[Start The data]

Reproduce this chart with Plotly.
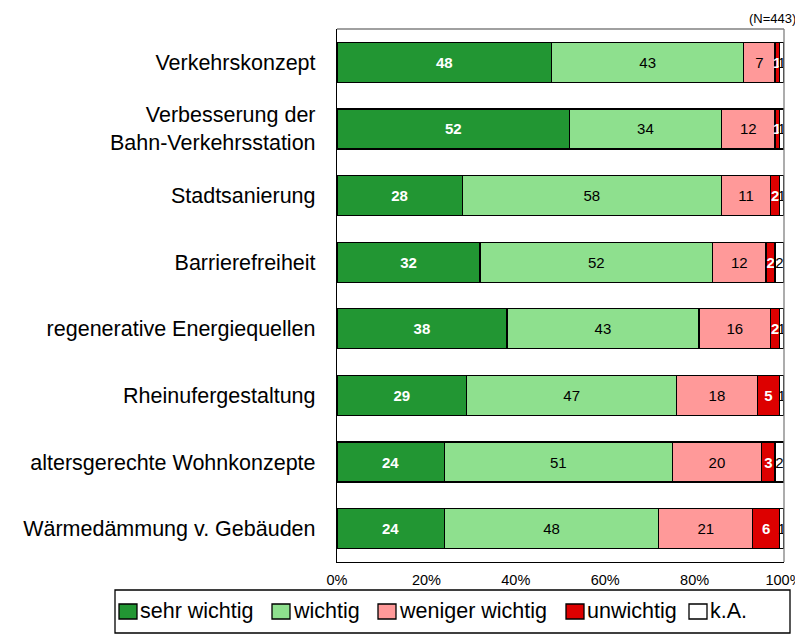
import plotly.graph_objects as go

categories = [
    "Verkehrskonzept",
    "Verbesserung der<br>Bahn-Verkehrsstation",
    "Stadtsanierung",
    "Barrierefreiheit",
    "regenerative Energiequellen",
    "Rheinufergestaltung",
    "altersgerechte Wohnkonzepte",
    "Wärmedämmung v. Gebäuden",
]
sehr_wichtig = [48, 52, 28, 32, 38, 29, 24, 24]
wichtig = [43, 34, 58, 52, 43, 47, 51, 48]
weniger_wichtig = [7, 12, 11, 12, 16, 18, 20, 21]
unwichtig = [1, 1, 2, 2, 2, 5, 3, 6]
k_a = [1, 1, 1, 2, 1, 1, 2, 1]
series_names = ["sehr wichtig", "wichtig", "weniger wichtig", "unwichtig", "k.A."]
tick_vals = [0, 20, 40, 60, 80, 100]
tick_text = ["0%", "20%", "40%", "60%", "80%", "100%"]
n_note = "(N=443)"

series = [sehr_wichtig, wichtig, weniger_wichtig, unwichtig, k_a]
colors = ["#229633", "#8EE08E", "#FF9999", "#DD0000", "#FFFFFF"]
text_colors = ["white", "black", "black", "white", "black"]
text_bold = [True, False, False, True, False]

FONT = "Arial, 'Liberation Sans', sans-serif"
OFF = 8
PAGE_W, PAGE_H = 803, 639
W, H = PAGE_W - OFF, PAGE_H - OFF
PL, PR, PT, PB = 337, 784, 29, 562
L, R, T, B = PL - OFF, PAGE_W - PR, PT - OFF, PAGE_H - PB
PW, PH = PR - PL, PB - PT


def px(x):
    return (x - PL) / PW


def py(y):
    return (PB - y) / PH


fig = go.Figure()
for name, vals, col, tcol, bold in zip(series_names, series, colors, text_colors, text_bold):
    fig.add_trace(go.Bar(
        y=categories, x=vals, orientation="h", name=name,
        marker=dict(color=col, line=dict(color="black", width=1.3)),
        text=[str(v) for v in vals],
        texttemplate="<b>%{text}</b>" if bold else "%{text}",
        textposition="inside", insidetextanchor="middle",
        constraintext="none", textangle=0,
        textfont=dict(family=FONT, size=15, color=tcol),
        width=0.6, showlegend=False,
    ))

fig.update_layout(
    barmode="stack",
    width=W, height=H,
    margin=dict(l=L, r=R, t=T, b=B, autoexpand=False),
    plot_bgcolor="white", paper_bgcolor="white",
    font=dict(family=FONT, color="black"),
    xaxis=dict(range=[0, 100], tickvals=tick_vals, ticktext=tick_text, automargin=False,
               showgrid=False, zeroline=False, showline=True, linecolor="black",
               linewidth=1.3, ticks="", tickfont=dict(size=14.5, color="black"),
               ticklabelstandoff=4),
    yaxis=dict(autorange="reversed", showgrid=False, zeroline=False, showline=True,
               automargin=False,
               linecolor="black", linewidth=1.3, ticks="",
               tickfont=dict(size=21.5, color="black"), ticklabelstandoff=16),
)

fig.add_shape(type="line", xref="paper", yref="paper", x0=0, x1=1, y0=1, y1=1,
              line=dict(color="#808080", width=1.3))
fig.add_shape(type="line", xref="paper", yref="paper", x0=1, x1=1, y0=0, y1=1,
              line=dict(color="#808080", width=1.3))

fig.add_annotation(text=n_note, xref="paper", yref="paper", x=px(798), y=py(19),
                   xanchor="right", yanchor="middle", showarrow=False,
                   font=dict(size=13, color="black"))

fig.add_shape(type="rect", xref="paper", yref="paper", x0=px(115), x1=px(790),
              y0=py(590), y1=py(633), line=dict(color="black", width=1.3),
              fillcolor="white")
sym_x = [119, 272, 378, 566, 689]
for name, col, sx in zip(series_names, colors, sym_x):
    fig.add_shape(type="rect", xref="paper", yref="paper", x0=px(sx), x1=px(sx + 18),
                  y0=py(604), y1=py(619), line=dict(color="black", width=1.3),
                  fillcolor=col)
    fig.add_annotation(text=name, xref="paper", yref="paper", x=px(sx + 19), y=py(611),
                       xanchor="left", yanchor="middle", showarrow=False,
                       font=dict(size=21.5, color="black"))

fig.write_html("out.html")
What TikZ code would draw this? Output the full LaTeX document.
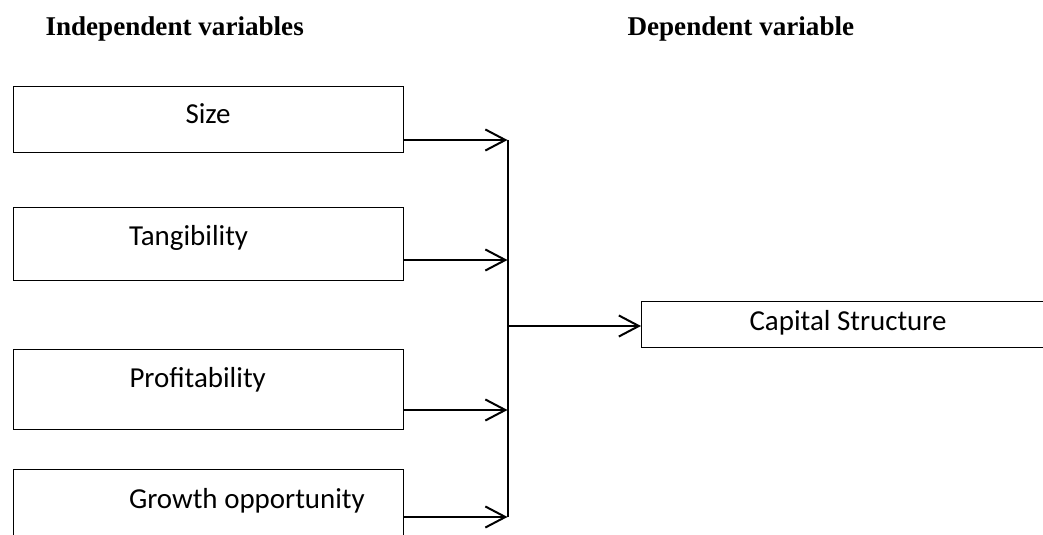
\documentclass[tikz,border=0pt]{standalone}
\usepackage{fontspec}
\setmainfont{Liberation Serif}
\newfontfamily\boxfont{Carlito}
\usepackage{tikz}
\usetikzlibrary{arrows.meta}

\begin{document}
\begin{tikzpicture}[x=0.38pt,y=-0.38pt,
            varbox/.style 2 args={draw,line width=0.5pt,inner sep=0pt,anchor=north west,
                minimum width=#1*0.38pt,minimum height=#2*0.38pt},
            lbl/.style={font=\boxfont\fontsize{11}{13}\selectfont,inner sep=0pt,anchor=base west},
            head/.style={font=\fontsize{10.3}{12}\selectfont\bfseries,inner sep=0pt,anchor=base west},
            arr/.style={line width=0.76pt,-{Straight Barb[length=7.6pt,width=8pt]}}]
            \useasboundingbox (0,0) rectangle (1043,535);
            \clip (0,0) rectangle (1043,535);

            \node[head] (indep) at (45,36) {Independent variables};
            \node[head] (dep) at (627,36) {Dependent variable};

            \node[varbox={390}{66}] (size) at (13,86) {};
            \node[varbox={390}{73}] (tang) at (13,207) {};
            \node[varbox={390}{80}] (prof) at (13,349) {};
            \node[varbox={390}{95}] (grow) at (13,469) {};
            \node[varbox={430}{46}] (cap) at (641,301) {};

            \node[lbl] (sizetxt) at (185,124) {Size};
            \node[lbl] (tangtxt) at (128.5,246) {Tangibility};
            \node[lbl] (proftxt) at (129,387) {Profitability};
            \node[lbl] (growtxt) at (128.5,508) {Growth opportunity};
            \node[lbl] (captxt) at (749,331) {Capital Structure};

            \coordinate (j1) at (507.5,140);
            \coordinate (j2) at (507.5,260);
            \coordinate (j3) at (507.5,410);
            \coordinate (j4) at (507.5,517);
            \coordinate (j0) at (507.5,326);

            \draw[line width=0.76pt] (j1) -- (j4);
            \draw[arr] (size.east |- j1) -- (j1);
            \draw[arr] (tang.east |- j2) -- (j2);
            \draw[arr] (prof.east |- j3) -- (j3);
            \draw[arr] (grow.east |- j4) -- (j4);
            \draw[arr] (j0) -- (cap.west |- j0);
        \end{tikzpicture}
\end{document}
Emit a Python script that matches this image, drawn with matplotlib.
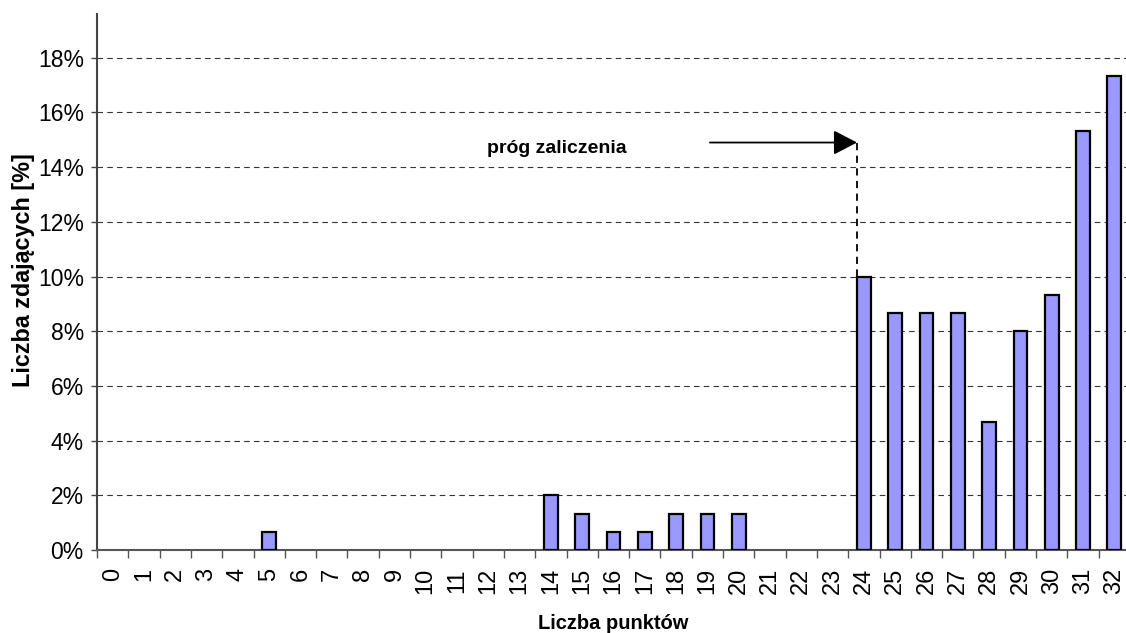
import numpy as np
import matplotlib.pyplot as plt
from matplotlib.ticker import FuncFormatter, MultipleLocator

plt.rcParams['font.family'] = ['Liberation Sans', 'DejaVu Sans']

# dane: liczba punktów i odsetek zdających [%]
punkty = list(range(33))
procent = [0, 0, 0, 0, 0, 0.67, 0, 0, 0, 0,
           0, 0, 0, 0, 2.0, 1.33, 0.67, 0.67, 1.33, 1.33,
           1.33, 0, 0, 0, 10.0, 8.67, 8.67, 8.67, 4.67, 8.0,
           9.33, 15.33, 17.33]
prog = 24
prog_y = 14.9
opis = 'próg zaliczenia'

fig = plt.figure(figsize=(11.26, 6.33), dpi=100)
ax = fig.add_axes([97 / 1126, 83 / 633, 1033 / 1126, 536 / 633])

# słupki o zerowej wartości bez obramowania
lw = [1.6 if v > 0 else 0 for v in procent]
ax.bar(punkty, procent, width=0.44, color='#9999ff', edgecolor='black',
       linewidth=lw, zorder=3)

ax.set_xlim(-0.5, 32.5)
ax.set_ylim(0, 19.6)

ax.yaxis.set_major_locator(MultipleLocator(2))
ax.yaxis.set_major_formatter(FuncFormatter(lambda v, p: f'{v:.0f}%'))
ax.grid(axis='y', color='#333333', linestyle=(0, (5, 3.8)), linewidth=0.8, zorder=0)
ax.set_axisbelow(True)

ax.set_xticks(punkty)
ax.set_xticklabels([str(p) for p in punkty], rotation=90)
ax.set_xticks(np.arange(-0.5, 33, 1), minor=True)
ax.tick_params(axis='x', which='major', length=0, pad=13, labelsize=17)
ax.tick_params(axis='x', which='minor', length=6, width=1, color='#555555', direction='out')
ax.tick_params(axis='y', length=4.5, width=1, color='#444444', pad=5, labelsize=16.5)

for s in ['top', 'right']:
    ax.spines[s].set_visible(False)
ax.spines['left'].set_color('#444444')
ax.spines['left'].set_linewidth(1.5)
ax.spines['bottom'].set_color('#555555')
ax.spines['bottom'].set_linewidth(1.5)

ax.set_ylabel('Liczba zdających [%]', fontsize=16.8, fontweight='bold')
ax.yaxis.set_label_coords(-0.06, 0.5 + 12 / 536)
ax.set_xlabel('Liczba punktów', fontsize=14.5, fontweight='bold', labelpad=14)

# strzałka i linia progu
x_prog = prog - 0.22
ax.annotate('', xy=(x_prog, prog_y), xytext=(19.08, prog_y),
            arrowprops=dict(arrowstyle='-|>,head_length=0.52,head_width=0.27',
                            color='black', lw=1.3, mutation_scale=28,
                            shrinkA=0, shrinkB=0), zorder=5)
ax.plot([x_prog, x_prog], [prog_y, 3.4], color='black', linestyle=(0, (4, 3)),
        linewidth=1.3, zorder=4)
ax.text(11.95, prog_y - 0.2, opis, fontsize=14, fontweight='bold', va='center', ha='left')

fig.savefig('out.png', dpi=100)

[End The data]

Exercise brief> Your task is to reproduce exactly the lines from the start of the data above through the line containing "import plotly.graph_objects as go", leaving every picture out.

Complete answer>
Reproduce this chart with Plotly.
import plotly.graph_objects as go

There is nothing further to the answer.